Records with drawing code:
"""

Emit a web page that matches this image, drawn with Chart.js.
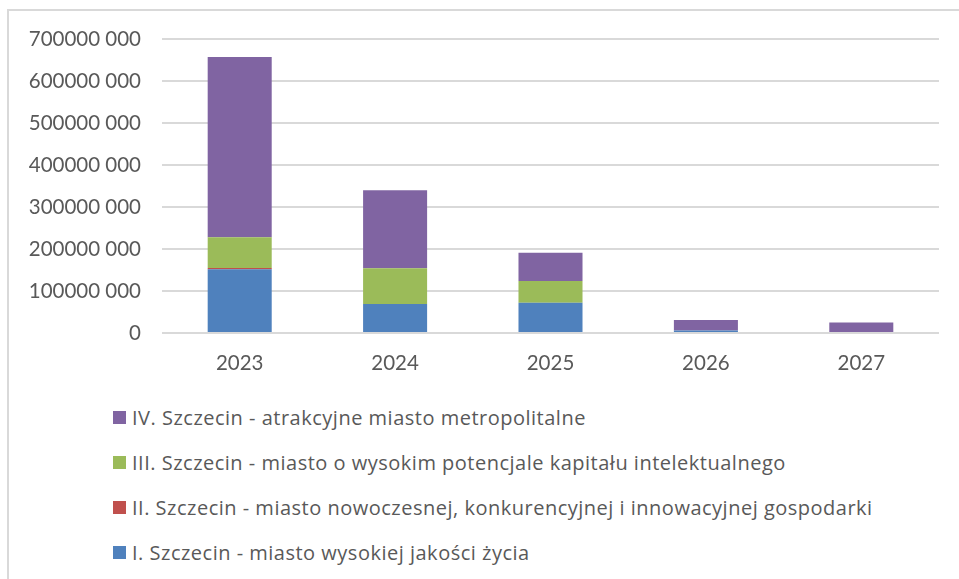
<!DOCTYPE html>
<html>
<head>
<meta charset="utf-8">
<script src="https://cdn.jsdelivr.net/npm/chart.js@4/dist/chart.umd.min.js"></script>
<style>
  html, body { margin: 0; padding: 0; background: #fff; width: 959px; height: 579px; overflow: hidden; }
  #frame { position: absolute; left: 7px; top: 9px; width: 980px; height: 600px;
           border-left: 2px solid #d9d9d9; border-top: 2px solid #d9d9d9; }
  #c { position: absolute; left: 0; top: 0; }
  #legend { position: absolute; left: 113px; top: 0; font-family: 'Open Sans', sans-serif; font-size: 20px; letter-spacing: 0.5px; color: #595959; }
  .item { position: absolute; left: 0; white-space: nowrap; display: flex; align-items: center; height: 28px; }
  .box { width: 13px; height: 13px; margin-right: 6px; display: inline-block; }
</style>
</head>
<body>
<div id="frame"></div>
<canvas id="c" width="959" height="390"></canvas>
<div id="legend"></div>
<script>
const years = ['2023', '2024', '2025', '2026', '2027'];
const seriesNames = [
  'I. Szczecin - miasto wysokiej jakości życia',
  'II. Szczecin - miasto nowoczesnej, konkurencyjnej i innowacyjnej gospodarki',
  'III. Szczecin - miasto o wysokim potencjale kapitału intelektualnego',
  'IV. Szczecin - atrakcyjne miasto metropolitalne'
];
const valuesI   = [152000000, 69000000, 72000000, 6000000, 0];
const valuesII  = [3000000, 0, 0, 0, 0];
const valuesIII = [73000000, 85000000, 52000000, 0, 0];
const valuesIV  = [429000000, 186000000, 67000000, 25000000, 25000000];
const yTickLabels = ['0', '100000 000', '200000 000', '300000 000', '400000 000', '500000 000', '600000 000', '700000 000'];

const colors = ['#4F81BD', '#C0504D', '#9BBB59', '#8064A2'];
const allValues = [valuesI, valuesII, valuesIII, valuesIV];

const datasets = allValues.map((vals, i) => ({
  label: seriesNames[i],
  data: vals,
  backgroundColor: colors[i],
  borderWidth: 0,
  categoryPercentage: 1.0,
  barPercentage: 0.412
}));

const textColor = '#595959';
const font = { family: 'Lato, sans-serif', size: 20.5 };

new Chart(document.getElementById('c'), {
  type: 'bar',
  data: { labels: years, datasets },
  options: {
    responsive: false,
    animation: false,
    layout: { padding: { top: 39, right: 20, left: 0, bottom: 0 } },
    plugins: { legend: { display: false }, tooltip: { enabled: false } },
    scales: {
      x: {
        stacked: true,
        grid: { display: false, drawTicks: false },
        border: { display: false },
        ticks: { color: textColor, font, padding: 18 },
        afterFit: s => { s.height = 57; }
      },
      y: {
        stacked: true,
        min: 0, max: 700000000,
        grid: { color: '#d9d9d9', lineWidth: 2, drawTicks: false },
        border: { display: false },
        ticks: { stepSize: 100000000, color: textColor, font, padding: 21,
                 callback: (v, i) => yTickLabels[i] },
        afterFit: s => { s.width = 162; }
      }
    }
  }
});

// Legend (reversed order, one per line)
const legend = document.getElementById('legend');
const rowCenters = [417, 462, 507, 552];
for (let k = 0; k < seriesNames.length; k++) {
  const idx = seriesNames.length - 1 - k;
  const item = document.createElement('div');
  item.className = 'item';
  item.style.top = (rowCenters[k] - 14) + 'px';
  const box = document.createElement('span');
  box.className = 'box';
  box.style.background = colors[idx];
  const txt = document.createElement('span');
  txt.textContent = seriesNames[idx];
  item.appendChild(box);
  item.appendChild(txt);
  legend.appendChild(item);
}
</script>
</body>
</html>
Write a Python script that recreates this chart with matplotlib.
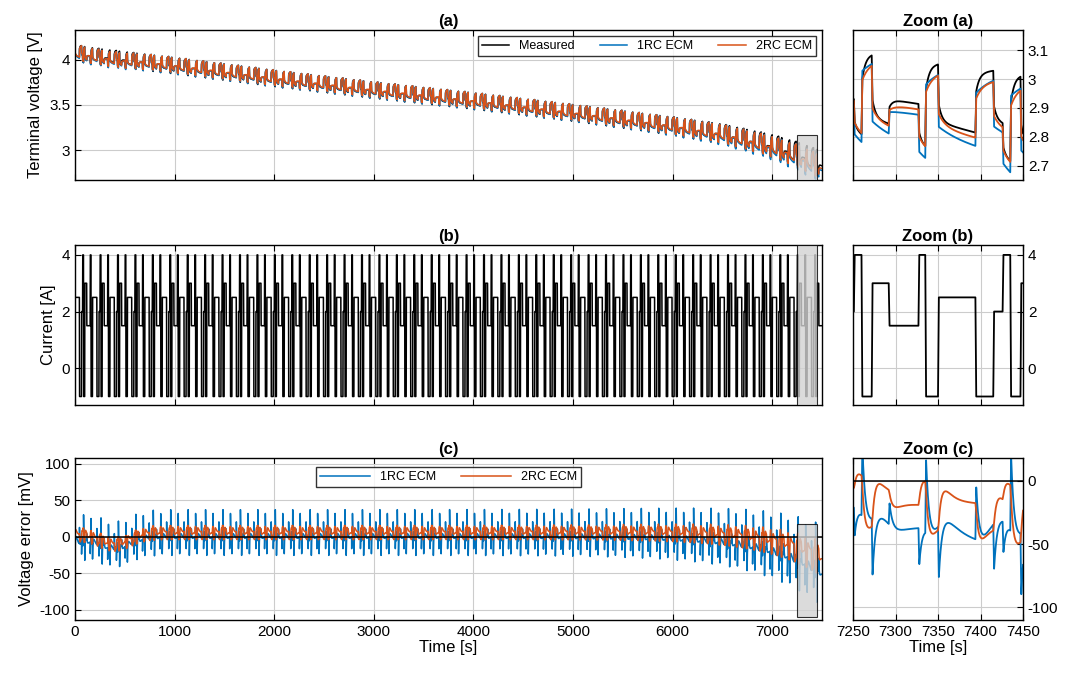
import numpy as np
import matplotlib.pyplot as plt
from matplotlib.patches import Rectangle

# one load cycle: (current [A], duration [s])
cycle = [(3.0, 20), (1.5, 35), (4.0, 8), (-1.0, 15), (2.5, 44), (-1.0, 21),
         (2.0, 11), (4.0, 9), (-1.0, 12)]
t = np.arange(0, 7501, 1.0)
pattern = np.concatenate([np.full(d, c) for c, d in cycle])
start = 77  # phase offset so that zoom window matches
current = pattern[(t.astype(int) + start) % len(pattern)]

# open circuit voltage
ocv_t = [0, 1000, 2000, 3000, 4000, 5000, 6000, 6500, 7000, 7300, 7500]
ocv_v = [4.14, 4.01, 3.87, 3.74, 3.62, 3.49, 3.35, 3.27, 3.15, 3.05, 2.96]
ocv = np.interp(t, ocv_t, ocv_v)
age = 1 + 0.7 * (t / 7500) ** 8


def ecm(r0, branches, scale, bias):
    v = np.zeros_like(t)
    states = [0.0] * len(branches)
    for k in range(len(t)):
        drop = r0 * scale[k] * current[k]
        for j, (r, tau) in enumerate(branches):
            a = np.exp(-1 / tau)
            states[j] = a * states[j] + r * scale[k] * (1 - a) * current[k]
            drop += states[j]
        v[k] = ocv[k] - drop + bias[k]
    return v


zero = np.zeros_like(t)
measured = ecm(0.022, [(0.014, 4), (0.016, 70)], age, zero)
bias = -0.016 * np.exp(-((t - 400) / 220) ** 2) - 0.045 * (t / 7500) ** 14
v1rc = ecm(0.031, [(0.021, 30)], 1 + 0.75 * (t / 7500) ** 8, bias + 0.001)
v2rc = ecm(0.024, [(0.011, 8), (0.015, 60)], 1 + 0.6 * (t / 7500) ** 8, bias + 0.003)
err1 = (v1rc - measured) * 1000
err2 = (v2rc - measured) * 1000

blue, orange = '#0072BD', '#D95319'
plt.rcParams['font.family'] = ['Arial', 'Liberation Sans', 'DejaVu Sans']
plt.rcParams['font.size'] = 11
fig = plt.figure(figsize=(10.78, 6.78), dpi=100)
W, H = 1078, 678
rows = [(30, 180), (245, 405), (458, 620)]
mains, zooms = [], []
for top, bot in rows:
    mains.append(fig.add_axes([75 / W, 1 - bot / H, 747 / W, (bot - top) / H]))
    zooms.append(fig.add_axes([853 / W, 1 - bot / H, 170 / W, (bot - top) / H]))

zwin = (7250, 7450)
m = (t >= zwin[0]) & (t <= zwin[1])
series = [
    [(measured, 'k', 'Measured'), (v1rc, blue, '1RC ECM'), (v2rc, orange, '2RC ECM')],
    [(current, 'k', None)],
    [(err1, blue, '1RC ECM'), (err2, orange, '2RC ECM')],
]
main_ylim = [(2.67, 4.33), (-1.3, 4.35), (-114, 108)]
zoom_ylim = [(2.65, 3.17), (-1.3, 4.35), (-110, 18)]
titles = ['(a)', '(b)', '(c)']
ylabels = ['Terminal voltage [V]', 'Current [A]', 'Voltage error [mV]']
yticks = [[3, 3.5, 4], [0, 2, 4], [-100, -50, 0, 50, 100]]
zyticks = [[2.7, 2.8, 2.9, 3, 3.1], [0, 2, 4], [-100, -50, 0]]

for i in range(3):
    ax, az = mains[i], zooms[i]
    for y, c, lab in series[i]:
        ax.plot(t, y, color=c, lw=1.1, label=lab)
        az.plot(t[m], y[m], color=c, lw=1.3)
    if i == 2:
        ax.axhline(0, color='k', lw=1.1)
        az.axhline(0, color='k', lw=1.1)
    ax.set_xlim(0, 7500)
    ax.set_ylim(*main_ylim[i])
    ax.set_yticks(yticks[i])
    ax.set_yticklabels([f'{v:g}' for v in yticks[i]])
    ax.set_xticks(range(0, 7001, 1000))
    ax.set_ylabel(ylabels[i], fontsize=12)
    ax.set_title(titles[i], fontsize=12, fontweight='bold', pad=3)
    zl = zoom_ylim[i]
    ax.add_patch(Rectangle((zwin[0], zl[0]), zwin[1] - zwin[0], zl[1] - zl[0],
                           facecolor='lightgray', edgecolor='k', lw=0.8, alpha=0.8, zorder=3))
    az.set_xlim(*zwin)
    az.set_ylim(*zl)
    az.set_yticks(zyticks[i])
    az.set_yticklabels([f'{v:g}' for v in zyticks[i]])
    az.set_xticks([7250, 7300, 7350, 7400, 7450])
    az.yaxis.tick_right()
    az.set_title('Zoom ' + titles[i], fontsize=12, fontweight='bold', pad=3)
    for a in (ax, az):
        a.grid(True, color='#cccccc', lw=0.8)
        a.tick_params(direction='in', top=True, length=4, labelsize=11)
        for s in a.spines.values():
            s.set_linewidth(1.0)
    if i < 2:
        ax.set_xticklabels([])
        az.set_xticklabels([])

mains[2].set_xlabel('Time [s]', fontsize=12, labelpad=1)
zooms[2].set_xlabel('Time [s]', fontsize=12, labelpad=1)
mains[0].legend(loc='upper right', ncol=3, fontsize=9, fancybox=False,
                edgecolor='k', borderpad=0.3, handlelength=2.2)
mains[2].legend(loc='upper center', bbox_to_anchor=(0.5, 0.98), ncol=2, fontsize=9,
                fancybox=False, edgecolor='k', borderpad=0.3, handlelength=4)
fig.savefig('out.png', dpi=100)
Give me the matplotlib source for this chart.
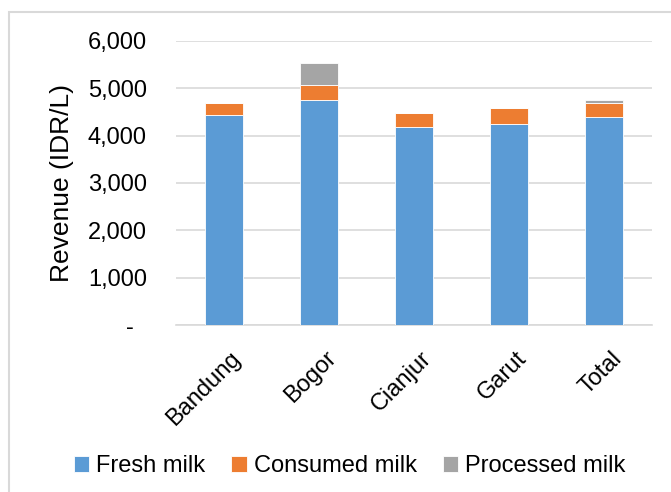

"""

[Problem statement]: Set down word for word the lines from the first entry through the line with "sans-serif', size: 20.5", both included, omitting pictures.

[Complete answer]:
Emit a web page that matches this image, drawn with Chart.js.
<!DOCTYPE html>
<html>
<head>
<meta charset="utf-8">
<script src="https://cdn.jsdelivr.net/npm/chart.js@4/dist/chart.umd.min.js"></script>
<style>
  html, body { margin: 0; padding: 0; background: #fff; width: 959px; height: 579px; overflow: hidden; }
  #frame { position: absolute; left: 7px; top: 9px; width: 980px; height: 600px;
           border-left: 2px solid #d9d9d9; border-top: 2px solid #d9d9d9; }
  #c { position: absolute; left: 0; top: 0; }
  #legend { position: absolute; left: 113px; top: 0; font-family: 'Open Sans', sans-serif; font-size: 20px; letter-spacing: 0.5px; color: #595959; }
  .item { position: absolute; left: 0; white-space: nowrap; display: flex; align-items: center; height: 28px; }
  .box { width: 13px; height: 13px; margin-right: 6px; display: inline-block; }
</style>
</head>
<body>
<div id="frame"></div>
<canvas id="c" width="959" height="390"></canvas>
<div id="legend"></div>
<script>
const years = ['2023', '2024', '2025', '2026', '2027'];
const seriesNames = [
  'I. Szczecin - miasto wysokiej jakości życia',
  'II. Szczecin - miasto nowoczesnej, konkurencyjnej i innowacyjnej gospodarki',
  'III. Szczecin - miasto o wysokim potencjale kapitału intelektualnego',
  'IV. Szczecin - atrakcyjne miasto metropolitalne'
];
const valuesI   = [152000000, 69000000, 72000000, 6000000, 0];
const valuesII  = [3000000, 0, 0, 0, 0];
const valuesIII = [73000000, 85000000, 52000000, 0, 0];
const valuesIV  = [429000000, 186000000, 67000000, 25000000, 25000000];
const yTickLabels = ['0', '100000 000', '200000 000', '300000 000', '400000 000', '500000 000', '600000 000', '700000 000'];

const colors = ['#4F81BD', '#C0504D', '#9BBB59', '#8064A2'];
const allValues = [valuesI, valuesII, valuesIII, valuesIV];

const datasets = allValues.map((vals, i) => ({
  label: seriesNames[i],
  data: vals,
  backgroundColor: colors[i],
  borderWidth: 0,
  categoryPercentage: 1.0,
  barPercentage: 0.412
}));

const textColor = '#595959';
const font = { family: 'Lato, sans-serif', size: 20.5 };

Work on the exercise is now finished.